* [PROBLEM STATEMENT] Quote the data below in full, minus the images.

* [RECORDED DATA]
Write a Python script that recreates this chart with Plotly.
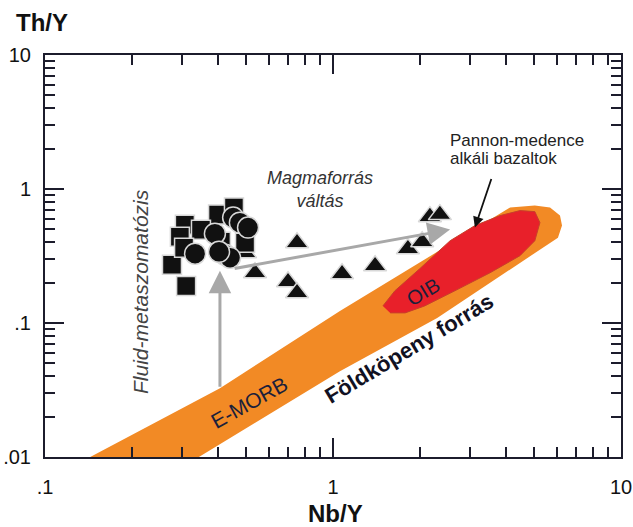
import numpy as np
import plotly.graph_objects as go

# ---------------- data ----------------
# Mantle array band (Nb/Y, Th/Y) outline: upper edge, rounded end, lower edge
band_x = [0.141, 0.405, 1.057, 4.12, 5.02, 5.67, 6.14, 6.24, 6.04, 2.30, 1.057, 0.337]
band_y = [0.0098, 0.0326, 0.123, 0.727, 0.752, 0.727, 0.633, 0.533, 0.433, 0.109, 0.0437, 0.0098]

# OIB field (Pannonian Basin alkali basalts)
oib_x = [1.49, 1.64, 2.00, 2.55, 3.11, 3.80, 4.46, 5.02, 5.23, 5.02, 4.46, 3.51, 2.65, 2.08, 1.78, 1.58]
oib_y = [0.134, 0.174, 0.254, 0.411, 0.533, 0.633, 0.690, 0.678, 0.561, 0.411, 0.318, 0.237, 0.174, 0.134, 0.119, 0.119]

# samples
sq_x = [0.276, 0.309, 0.306, 0.399, 0.453, 0.348, 0.294, 0.408, 0.304, 0.495]
sq_y = [0.272, 0.189, 0.542, 0.644, 0.727, 0.497, 0.441, 0.404, 0.365, 0.397]
ci_x = [0.450, 0.475, 0.507, 0.389, 0.332, 0.422, 0.439, 0.402]
ci_y = [0.612, 0.561, 0.515, 0.464, 0.329, 0.323, 0.307, 0.340]
tr_x = [0.750, 0.495, 0.536, 0.698, 0.750, 1.075, 1.40, 1.82, 2.04, 2.17, 2.35]
tr_y = [0.397, 0.334, 0.237, 0.203, 0.168, 0.233, 0.267, 0.358, 0.404, 0.622, 0.644]

# arrows: (tail x, tail y, tip x, tip y)
arrow_fluid = (0.405, 0.0326, 0.405, 0.245)
arrow_source = (0.450, 0.254, 2.55, 0.498)
arrow_label = (3.56, 1.22, 3.11, 0.515)

# axis ticks
x_major = [0.1, 1, 10]
x_major_text = [".1", "1", "10"]
y_major = [0.01, 0.1, 1, 10]
y_major_text = [".01", ".1", "1", "10"]
x_minor = [m * d for d in (0.1, 1) for m in range(2, 10)]
y_minor = [m * d for d in (0.01, 0.1, 1) for m in range(2, 10)]

FONT = "Arial, Liberation Sans, Helvetica, sans-serif"
AXC = "#1c1c2c"
W, H = 633, 527
L, R, T, B = 45, 12, 55, 70

fig = go.Figure()
fig.add_trace(go.Scatter(x=band_x, y=band_y, mode="lines", fill="toself",
                         fillcolor="#f28a25", line=dict(color="#f28a25", width=0),
                         hoverinfo="skip", showlegend=False))
fig.add_trace(go.Scatter(x=oib_x, y=oib_y, mode="lines", fill="toself",
                         fillcolor="#e8202a", line=dict(color="#c8402a", width=1),
                         hoverinfo="skip", showlegend=False))

mk_line = dict(color="#d8d8d8", width=1.5)
fig.add_trace(go.Scatter(x=tr_x, y=tr_y, mode="markers", showlegend=False,
                         marker=dict(symbol="triangle-up", size=20, color="#111111", line=mk_line)))
fig.add_trace(go.Scatter(x=sq_x, y=sq_y, mode="markers", showlegend=False,
                         marker=dict(symbol="square", size=19, color="#111111", line=mk_line)))
fig.add_trace(go.Scatter(x=ci_x, y=ci_y, mode="markers", showlegend=False,
                         marker=dict(symbol="circle", size=21, color="#111111", line=mk_line)))

lg = np.log10
def arrow(a, color, width, size):
    return dict(x=lg(a[2]), y=lg(a[3]), ax=lg(a[0]), ay=lg(a[1]), xref="x", yref="y",
                axref="x", ayref="y", text="", showarrow=True, arrowhead=2,
                arrowcolor=color, arrowwidth=width, arrowsize=size, standoff=0, startstandoff=0)

pw, ph = W - L - R, H - T - B
def px(x):
    return (x - L) / pw
def py(y):
    return (H - B - y) / ph

def label(text, x, y, size, angle=0, color="#222", xanchor="center", bold=False, italic=False):
    if bold:
        text = "<b>" + text + "</b>"
    if italic:
        text = "<i>" + text + "</i>"
    return dict(text=text, x=px(x), y=py(y), xref="paper", yref="paper", showarrow=False,
                textangle=angle, xanchor=xanchor, yanchor="middle",
                font=dict(family=FONT, size=size, color=color))

annotations = [
    arrow(arrow_fluid, "#a8a8a8", 3, 1.5),
    arrow(arrow_source, "#a8a8a8", 3, 1.5),
    arrow(arrow_label, "#111111", 1.8, 1.2),
    label("Magmaforrás<br>váltás", 320, 189, 18, color="#333", italic=True),
    label("Pannon-medence", 448, 140, 17, color="#222", xanchor="left"),
    label("alkáli bazaltok", 448, 158, 17, color="#222", xanchor="left"),
    label("Fluid-metaszomatózis", 140, 292, 21, angle=-90, color="#444", italic=True),
    label("E-MORB", 249, 402, 21, angle=-29, color="#1b1f3b"),
    label("OIB", 423, 292, 20, angle=-31, color="#1b1f3b"),
    label("Földköpeny forrás", 409, 348, 22, angle=-31, color="#111122", bold=True),
    label("Th/Y", 42, 22, 24, color="#111", bold=True),
    label("Nb/Y", 335, 513, 24, color="#111", bold=True),
]

axis_common = dict(type="log", ticks="inside", ticklen=19, tickwidth=2, tickcolor=AXC,
                   showline=True, linewidth=2, linecolor=AXC, mirror="allticks",
                   showgrid=False, zeroline=False, automargin=False,
                   tickfont=dict(family=FONT, size=20, color="#111"))

fig.update_xaxes(range=[-1, 1], tickmode="array", tickvals=x_major, ticktext=x_major_text,
                 ticklabelstandoff=11,
                 minor=dict(tickmode="array", tickvals=x_minor, ticks="inside", ticklen=10,
                            tickwidth=2, tickcolor=AXC, showgrid=False),
                 **axis_common)
fig.update_yaxes(range=[-2, 1], tickmode="array", tickvals=y_major, ticktext=y_major_text,
                 ticklabelstandoff=8,
                 minor=dict(tickmode="array", tickvals=y_minor, ticks="inside", ticklen=10,
                            tickwidth=2, tickcolor=AXC, showgrid=False),
                 **axis_common)

fig.update_layout(width=W, height=H, margin=dict(l=L, r=R, t=T, b=B, autoexpand=False),
                  paper_bgcolor="white", plot_bgcolor="white",
                  annotations=annotations, showlegend=False)

fig.write_html("out.html", config={"displayModeBar": False},
               post_script="document.body.style.margin='0';document.body.style.overflow='hidden';")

* [OUTPUT BELOW]
Write a Python script that recreates this chart with Plotly.
import numpy as np
import plotly.graph_objects as go

# ---------------- data ----------------
# Mantle array band (Nb/Y, Th/Y) outline: upper edge, rounded end, lower edge
band_x = [0.141, 0.405, 1.057, 4.12, 5.02, 5.67, 6.14, 6.24, 6.04, 2.30, 1.057, 0.337]
band_y = [0.0098, 0.0326, 0.123, 0.727, 0.752, 0.727, 0.633, 0.533, 0.433, 0.109, 0.0437, 0.0098]

# OIB field (Pannonian Basin alkali basalts)
oib_x = [1.49, 1.64, 2.00, 2.55, 3.11, 3.80, 4.46, 5.02, 5.23, 5.02, 4.46, 3.51, 2.65, 2.08, 1.78, 1.58]
oib_y = [0.134, 0.174, 0.254, 0.411, 0.533, 0.633, 0.690, 0.678, 0.561, 0.411, 0.318, 0.237, 0.174, 0.134, 0.119, 0.119]

# samples
sq_x = [0.276, 0.309, 0.306, 0.399, 0.453, 0.348, 0.294, 0.408, 0.304, 0.495]
sq_y = [0.272, 0.189, 0.542, 0.644, 0.727, 0.497, 0.441, 0.404, 0.365, 0.397]
ci_x = [0.450, 0.475, 0.507, 0.389, 0.332, 0.422, 0.439, 0.402]
ci_y = [0.612, 0.561, 0.515, 0.464, 0.329, 0.323, 0.307, 0.340]
tr_x = [0.750, 0.495, 0.536, 0.698, 0.750, 1.075, 1.40, 1.82, 2.04, 2.17, 2.35]
tr_y = [0.397, 0.334, 0.237, 0.203, 0.168, 0.233, 0.267, 0.358, 0.404, 0.622, 0.644]

# arrows: (tail x, tail y, tip x, tip y)
arrow_fluid = (0.405, 0.0326, 0.405, 0.245)
arrow_source = (0.450, 0.254, 2.55, 0.498)
arrow_label = (3.56, 1.22, 3.11, 0.515)

# axis ticks
x_major = [0.1, 1, 10]
x_major_text = [".1", "1", "10"]
y_major = [0.01, 0.1, 1, 10]
y_major_text = [".01", ".1", "1", "10"]
x_minor = [m * d for d in (0.1, 1) for m in range(2, 10)]
y_minor = [m * d for d in (0.01, 0.1, 1) for m in range(2, 10)]

FONT = "Arial, Liberation Sans, Helvetica, sans-serif"
AXC = "#1c1c2c"
W, H = 633, 527
L, R, T, B = 45, 12, 55, 70

fig = go.Figure()
fig.add_trace(go.Scatter(x=band_x, y=band_y, mode="lines", fill="toself",
                         fillcolor="#f28a25", line=dict(color="#f28a25", width=0),
                         hoverinfo="skip", showlegend=False))
fig.add_trace(go.Scatter(x=oib_x, y=oib_y, mode="lines", fill="toself",
                         fillcolor="#e8202a", line=dict(color="#c8402a", width=1),
                         hoverinfo="skip", showlegend=False))

mk_line = dict(color="#d8d8d8", width=1.5)
fig.add_trace(go.Scatter(x=tr_x, y=tr_y, mode="markers", showlegend=False,
                         marker=dict(symbol="triangle-up", size=20, color="#111111", line=mk_line)))
fig.add_trace(go.Scatter(x=sq_x, y=sq_y, mode="markers", showlegend=False,
                         marker=dict(symbol="square", size=19, color="#111111", line=mk_line)))
fig.add_trace(go.Scatter(x=ci_x, y=ci_y, mode="markers", showlegend=False,
                         marker=dict(symbol="circle", size=21, color="#111111", line=mk_line)))

lg = np.log10
def arrow(a, color, width, size):
    return dict(x=lg(a[2]), y=lg(a[3]), ax=lg(a[0]), ay=lg(a[1]), xref="x", yref="y",
                axref="x", ayref="y", text="", showarrow=True, arrowhead=2,
                arrowcolor=color, arrowwidth=width, arrowsize=size, standoff=0, startstandoff=0)

pw, ph = W - L - R, H - T - B
def px(x):
    return (x - L) / pw
def py(y):
    return (H - B - y) / ph

def label(text, x, y, size, angle=0, color="#222", xanchor="center", bold=False, italic=False):
    if bold:
        text = "<b>" + text + "</b>"
    if italic:
        text = "<i>" + text + "</i>"
    return dict(text=text, x=px(x), y=py(y), xref="paper", yref="paper", showarrow=False,
                textangle=angle, xanchor=xanchor, yanchor="middle",
                font=dict(family=FONT, size=size, color=color))

annotations = [
    arrow(arrow_fluid, "#a8a8a8", 3, 1.5),
    arrow(arrow_source, "#a8a8a8", 3, 1.5),
    arrow(arrow_label, "#111111", 1.8, 1.2),
    label("Magmaforrás<br>váltás", 320, 189, 18, color="#333", italic=True),
    label("Pannon-medence", 448, 140, 17, color="#222", xanchor="left"),
    label("alkáli bazaltok", 448, 158, 17, color="#222", xanchor="left"),
    label("Fluid-metaszomatózis", 140, 292, 21, angle=-90, color="#444", italic=True),
    label("E-MORB", 249, 402, 21, angle=-29, color="#1b1f3b"),
    label("OIB", 423, 292, 20, angle=-31, color="#1b1f3b"),
    label("Földköpeny forrás", 409, 348, 22, angle=-31, color="#111122", bold=True),
    label("Th/Y", 42, 22, 24, color="#111", bold=True),
    label("Nb/Y", 335, 513, 24, color="#111", bold=True),
]

axis_common = dict(type="log", ticks="inside", ticklen=19, tickwidth=2, tickcolor=AXC,
                   showline=True, linewidth=2, linecolor=AXC, mirror="allticks",
                   showgrid=False, zeroline=False, automargin=False,
                   tickfont=dict(family=FONT, size=20, color="#111"))

fig.update_xaxes(range=[-1, 1], tickmode="array", tickvals=x_major, ticktext=x_major_text,
                 ticklabelstandoff=11,
                 minor=dict(tickmode="array", tickvals=x_minor, ticks="inside", ticklen=10,
                            tickwidth=2, tickcolor=AXC, showgrid=False),
                 **axis_common)
fig.update_yaxes(range=[-2, 1], tickmode="array", tickvals=y_major, ticktext=y_major_text,
                 ticklabelstandoff=8,
                 minor=dict(tickmode="array", tickvals=y_minor, ticks="inside", ticklen=10,
                            tickwidth=2, tickcolor=AXC, showgrid=False),
                 **axis_common)

fig.update_layout(width=W, height=H, margin=dict(l=L, r=R, t=T, b=B, autoexpand=False),
                  paper_bgcolor="white", plot_bgcolor="white",
                  annotations=annotations, showlegend=False)

fig.write_html("out.html", config={"displayModeBar": False},
               post_script="document.body.style.margin='0';document.body.style.overflow='hidden';")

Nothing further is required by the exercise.